Make a Mark, our annual design collaboration platform in partnership with ESTAL and KURZ, aims to accelerate innovation and sustainable solutions in luxury packaging design. Many of the design concepts tackle environmental and social issues such as climate change, water scarcity, and diversity and inclusion. For example, Butterfly Cannon created a design concept in 2021 that won a 2022 Pentaward. The design follows its Conscious Design™ process, which turns wasteful into usable and beautiful. Papil is a premium wellness aperitif — alcohol-free and created from an uplifting blend of natural adaptogens and nootropics to enhance a positive mood at the start of the evening. It features a reusable design made from 100 percent recycled wild glass and waste by-products, while the bespoke Labrenta Sughera cap is molded from 100 percent recycled cork dust taken out of the waste stream. The label uses an Avery Dennison Fasson® MarbleBase stock, made up of 80 percent calcium carbonate. Strong and durable, it was specifically designed for the bottle to be washed and reused.

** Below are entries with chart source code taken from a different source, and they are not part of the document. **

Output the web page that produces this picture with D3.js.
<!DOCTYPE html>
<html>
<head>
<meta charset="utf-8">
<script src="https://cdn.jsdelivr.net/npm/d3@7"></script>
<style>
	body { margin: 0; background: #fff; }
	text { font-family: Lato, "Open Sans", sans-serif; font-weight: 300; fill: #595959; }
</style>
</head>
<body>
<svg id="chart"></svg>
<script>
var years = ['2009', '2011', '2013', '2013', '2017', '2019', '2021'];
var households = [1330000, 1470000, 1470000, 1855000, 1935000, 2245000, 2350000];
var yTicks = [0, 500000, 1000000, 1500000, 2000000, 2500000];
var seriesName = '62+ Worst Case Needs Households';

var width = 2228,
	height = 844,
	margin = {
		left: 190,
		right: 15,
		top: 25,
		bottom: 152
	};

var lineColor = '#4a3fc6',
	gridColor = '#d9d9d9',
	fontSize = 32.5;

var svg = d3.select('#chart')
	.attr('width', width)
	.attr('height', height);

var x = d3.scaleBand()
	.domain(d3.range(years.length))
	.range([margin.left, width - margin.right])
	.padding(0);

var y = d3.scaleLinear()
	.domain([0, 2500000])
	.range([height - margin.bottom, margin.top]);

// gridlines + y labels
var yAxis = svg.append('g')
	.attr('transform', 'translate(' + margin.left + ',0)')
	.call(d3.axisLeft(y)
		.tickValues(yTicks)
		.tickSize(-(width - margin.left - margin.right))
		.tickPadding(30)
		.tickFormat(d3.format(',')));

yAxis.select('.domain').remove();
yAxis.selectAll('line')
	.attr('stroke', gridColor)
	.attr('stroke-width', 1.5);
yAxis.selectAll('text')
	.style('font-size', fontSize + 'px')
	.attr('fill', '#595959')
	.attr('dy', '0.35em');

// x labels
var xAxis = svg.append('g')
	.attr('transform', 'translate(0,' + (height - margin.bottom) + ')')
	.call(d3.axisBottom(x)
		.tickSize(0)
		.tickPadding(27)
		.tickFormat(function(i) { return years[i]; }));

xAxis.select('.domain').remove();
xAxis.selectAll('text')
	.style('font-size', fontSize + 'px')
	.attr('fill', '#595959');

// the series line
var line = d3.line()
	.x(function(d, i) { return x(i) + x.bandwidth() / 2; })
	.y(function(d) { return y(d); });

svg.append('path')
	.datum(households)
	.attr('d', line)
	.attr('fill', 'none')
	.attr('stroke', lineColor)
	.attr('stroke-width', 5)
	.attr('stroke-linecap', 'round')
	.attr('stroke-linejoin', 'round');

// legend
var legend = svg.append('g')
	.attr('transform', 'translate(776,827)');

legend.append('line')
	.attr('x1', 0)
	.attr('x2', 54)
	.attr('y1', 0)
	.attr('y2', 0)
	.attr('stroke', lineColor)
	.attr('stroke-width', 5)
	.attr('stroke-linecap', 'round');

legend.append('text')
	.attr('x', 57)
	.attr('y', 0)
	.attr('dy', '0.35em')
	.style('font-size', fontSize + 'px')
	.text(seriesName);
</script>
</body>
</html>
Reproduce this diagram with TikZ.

Traditionally, designers focused their attention on improving the look and functionality of products; but in 2023 we will see some designers broaden their approach to deliver a more meaningful message and social statements through product design.
5. Minimal aesthetics
There are notable differences in design trends across the world. Typically, we see northern regions be more minimalistic while southern countries lean towards more descriptive, embellished designs. However, in light of all the trends mentioned above, we will start to see more brands take advantage of subtle branding and minimalistic packaging design. The impact of materials on the environment will take center stage as luxury brands build circular principles including using more recyclable materials (and less extracted materials) and designing waste out of their product design briefs. If done correctly, minimal packaging can strike a great balance between environmental concerns and the need for refinement and elegance that premium brands desire.
One thing is certain: Luxury brands are role models in their industry — setting trends that designers follow globally. If the luxury industry makes sustainability its top priority — balancing the beautiful with the responsible — then many will follow, which is exciting for our industry and our future.